Sugar suspension pact changes may determine TPP course
COEUR D'ALENE, Idaho -- The outcome of the Obama administration's negotiations with Mexico over changes to the suspension agreements on Mexican sugar access to the United States may determine whether Congress is willing to approve the Trans-Pacif...
COEUR D’ALENE, Idaho - The outcome of the Obama administration’s negotiations with Mexico over changes to the suspension agreements on Mexican sugar access to the United States may determine whether Congress is willing to approve the Trans-Pacific Trade Partnership agreement, Sen. Mike Crapo, R-Idaho, said here today.
Other countries have avoided compliance with past trade agreements, which has “soured” a lot of Americans on new trade agreements and the North American Free Trade Agreement sugar provisions are an example of that, Crapo said in a speech to the International Sweetener Symposium, a meeting of the American Sugar Alliance, which is composed of beet and cane growers.
Crapo told The Hagstrom Report that he has not decided how he would vote on the TPP. Idaho is a major beet sugar producing state.
“The farm community has been generally supportive of the [TPP]” Crapo noted, but he added that “with the sugar industry there has been some caution.”
NAFTA gives Mexico the right to export unlimited amounts of sugar to the United States, but not the right to subsidize those exports or to dump sugar at low prices.
In 2014, U.S. sugar growers filed antidumping and countervailing duties cases against Mexico with the U.S. government. Rather than allow the cases to proceed, which would have resulted in the imposition of punitive tariffs, Mexico agreed to limit its sugar exports to the United States.
But the United States expected Mexico to ship raw sugar to the United States so that U.S. cane refiners would have the raw materials they need. Instead Mexico has shipped sugar that is not considered fully refined but is refined enough that it can be used without going through cane refiners. The result has been a continuing shortage for cane refiners and, because users buy the partially refined sugar, a glut of U.S. beet sugar.
U.S. and Mexican officials have been meeting to try to make changes to the suspension agreements but those negotiations have not been finished.

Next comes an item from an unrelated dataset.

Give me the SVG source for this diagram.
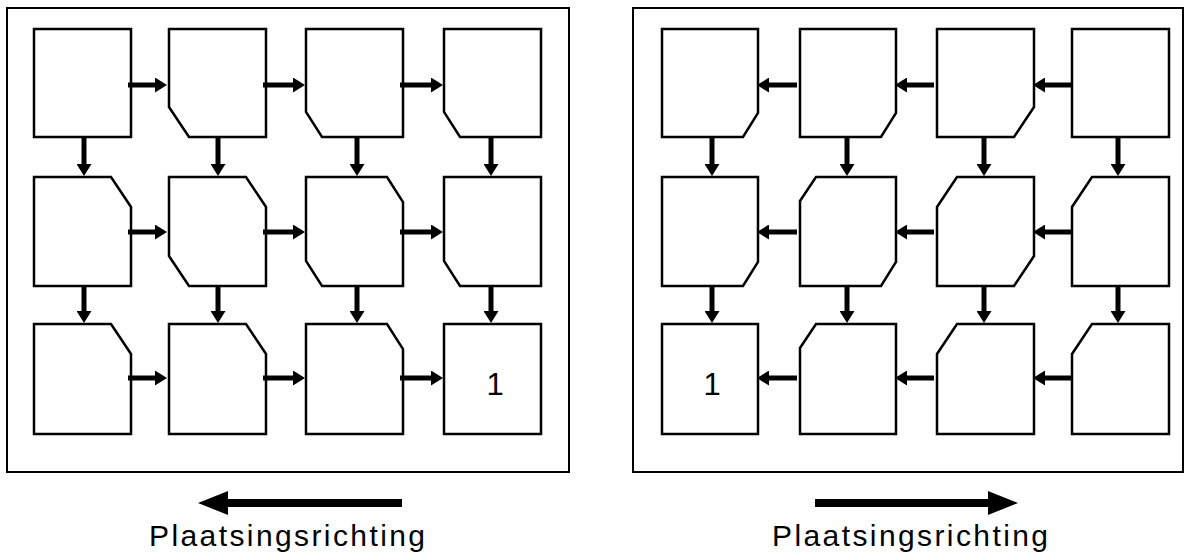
<svg xmlns="http://www.w3.org/2000/svg" width="1190" height="556" viewBox="0 0 1190 556">
<defs>
<style>
.frame{fill:#fff;stroke:#000;stroke-width:2}
.box{fill:#fff;stroke:#000;stroke-width:2.5;stroke-linejoin:miter}
.arr{stroke:#000;stroke-width:5;fill:none;marker-end:url(#ah)}
.big{stroke:#000;stroke-width:8;fill:none;marker-end:url(#bh)}
.num{font-family:"Liberation Sans",Arial,sans-serif;font-size:31px;fill:#000;text-anchor:middle}
.lbl{font-family:"Liberation Sans",Arial,sans-serif;font-size:30px;fill:#000;text-anchor:middle}
</style>
<marker id="ah" viewBox="0 0 12 15" markerWidth="12" markerHeight="15" refX="2" refY="7.5" orient="auto" markerUnits="userSpaceOnUse"><path d="M0,0 L12,7.5 L0,15 Z" fill="#000"/></marker>
<marker id="bh" viewBox="0 0 30 24" markerWidth="30" markerHeight="24" refX="2" refY="12" orient="auto" markerUnits="userSpaceOnUse"><path d="M0,0 L30,12 L0,24 Z" fill="#000"/></marker>
</defs>
<rect width="1190" height="556" fill="#fff"/>
<g id="frames">
<rect id="frame-left" class="frame" x="7" y="8" width="562" height="464"/>
<rect id="frame-right" class="frame" x="633" y="8" width="550" height="464"/>
</g>
<g id="left-panel">
<g id="L11"><path class="box" d="M34,29 H131 V137 H34 Z"/></g>
<g id="L12"><path class="box" d="M169,29 H266 V137 H189 L169,107 Z"/></g>
<g id="L13"><path class="box" d="M306,29 H403 V137 H322 L306,112 Z"/></g>
<g id="L14"><path class="box" d="M444,29 H541 V137 H460 L444,112 Z"/></g>
<g id="L21"><path class="box" d="M34,177 H111 L131,207 V286 H34 Z"/></g>
<g id="L22"><path class="box" d="M169,177 H246 L266,207 V286 H189 L169,256 Z"/></g>
<g id="L23"><path class="box" d="M306,177 H387 L403,202 V286 H322 L306,261 Z"/></g>
<g id="L24"><path class="box" d="M444,177 H541 V286 H460 L444,261 Z"/></g>
<g id="L31"><path class="box" d="M34,324 H111 L131,354 V434 H34 Z"/></g>
<g id="L32"><path class="box" d="M169,324 H246 L266,354 V434 H169 Z"/></g>
<g id="L33"><path class="box" d="M306,324 H387 L403,349 V434 H306 Z"/></g>
<g id="L34"><path class="box" d="M444,324 H541 V434 H444 Z"/><text class="num" x="495" y="395">1</text></g>
</g>
<g id="right-panel">
<g id="R11"><path class="box" d="M662,29 H758 V113 L743,137 H662 Z"/></g>
<g id="R12"><path class="box" d="M800,29 H896 V113 L881,137 H800 Z"/></g>
<g id="R13"><path class="box" d="M937,29 H1034 V107 L1014,137 H937 Z"/></g>
<g id="R14"><path class="box" d="M1072,29 H1169 V137 H1072 Z"/></g>
<g id="R21"><path class="box" d="M662,177 H758 V262 L743,286 H662 Z"/></g>
<g id="R22"><path class="box" d="M816,177 H896 V262 L881,286 H800 V201 Z"/></g>
<g id="R23"><path class="box" d="M957,177 H1034 V256 L1014,286 H937 V207 Z"/></g>
<g id="R24"><path class="box" d="M1092,177 H1169 V286 H1072 V207 Z"/></g>
<g id="R31"><path class="box" d="M662,324 H758 V434 H662 Z"/><text class="num" x="712" y="395">1</text></g>
<g id="R32"><path class="box" d="M816,324 H896 V434 H800 V348 Z"/></g>
<g id="R33"><path class="box" d="M957,324 H1034 V434 H937 V354 Z"/></g>
<g id="R34"><path class="box" d="M1092,324 H1169 V434 H1072 V354 Z"/></g>
</g>
<g id="connectors">
<line class="arr" x1="128" y1="85" x2="157" y2="85"/>
<line class="arr" x1="263" y1="85" x2="295" y2="85"/>
<line class="arr" x1="400" y1="85" x2="433" y2="85"/>
<line class="arr" x1="128" y1="232" x2="157" y2="232"/>
<line class="arr" x1="263" y1="232" x2="295" y2="232"/>
<line class="arr" x1="400" y1="232" x2="433" y2="232"/>
<line class="arr" x1="128" y1="378" x2="157" y2="378"/>
<line class="arr" x1="263" y1="378" x2="295" y2="378"/>
<line class="arr" x1="400" y1="378" x2="433" y2="378"/>
<line class="arr" x1="84" y1="137" x2="84" y2="166"/>
<line class="arr" x1="218" y1="137" x2="218" y2="166"/>
<line class="arr" x1="357" y1="137" x2="357" y2="166"/>
<line class="arr" x1="491" y1="137" x2="491" y2="166"/>
<line class="arr" x1="84" y1="286" x2="84" y2="313"/>
<line class="arr" x1="218" y1="286" x2="218" y2="313"/>
<line class="arr" x1="357" y1="286" x2="357" y2="313"/>
<line class="arr" x1="491" y1="286" x2="491" y2="313"/>
<line class="arr" x1="797" y1="85" x2="767" y2="85"/>
<line class="arr" x1="934" y1="85" x2="905" y2="85"/>
<line class="arr" x1="1072" y1="85" x2="1043" y2="85"/>
<line class="arr" x1="797" y1="232" x2="767" y2="232"/>
<line class="arr" x1="934" y1="232" x2="905" y2="232"/>
<line class="arr" x1="1072" y1="232" x2="1043" y2="232"/>
<line class="arr" x1="797" y1="378" x2="767" y2="378"/>
<line class="arr" x1="934" y1="378" x2="905" y2="378"/>
<line class="arr" x1="1072" y1="378" x2="1043" y2="378"/>
<line class="arr" x1="712" y1="137" x2="712" y2="166"/>
<line class="arr" x1="847" y1="137" x2="847" y2="166"/>
<line class="arr" x1="984" y1="137" x2="984" y2="166"/>
<line class="arr" x1="1118" y1="137" x2="1118" y2="166"/>
<line class="arr" x1="712" y1="286" x2="712" y2="313"/>
<line class="arr" x1="847" y1="286" x2="847" y2="313"/>
<line class="arr" x1="984" y1="286" x2="984" y2="313"/>
<line class="arr" x1="1118" y1="286" x2="1118" y2="313"/>
<line class="big" x1="402" y1="503" x2="226" y2="503"/>
<line class="big" x1="815" y1="503" x2="990" y2="503"/>
</g>
<g id="labels">
<text class="lbl" x="287" y="546" textLength="276" lengthAdjust="spacing">Plaatsingsrichting</text>
<text class="lbl" x="910" y="546" textLength="276" lengthAdjust="spacing">Plaatsingsrichting</text>
</g>
</svg>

The International Trade Commission found that Mexico had “abused” its access to the U.S. market, Crapo said.
After entering into the agreements “to avoid retaliatory tariffs ... Mexico has used creative means” to circumvent the agreements, he added.
“How the government handles the Mexican suspension agreements may be a bellwether for other trade actions in Congress,” Crapo said.
The vote on Trade Promotion Authority, which gave Obama and his negotiators the power to negotiate on TPP and other agreements, was “very close in the House” and “hard in the Senate,” Crapo noted, and it also gave the executive branch more detailed orders on what Congress expects to be in the agreements than previous TPA bills have provided.
Members of Congress are now examining TPP to see if negotiators have fulfilled those orders, Crapo said.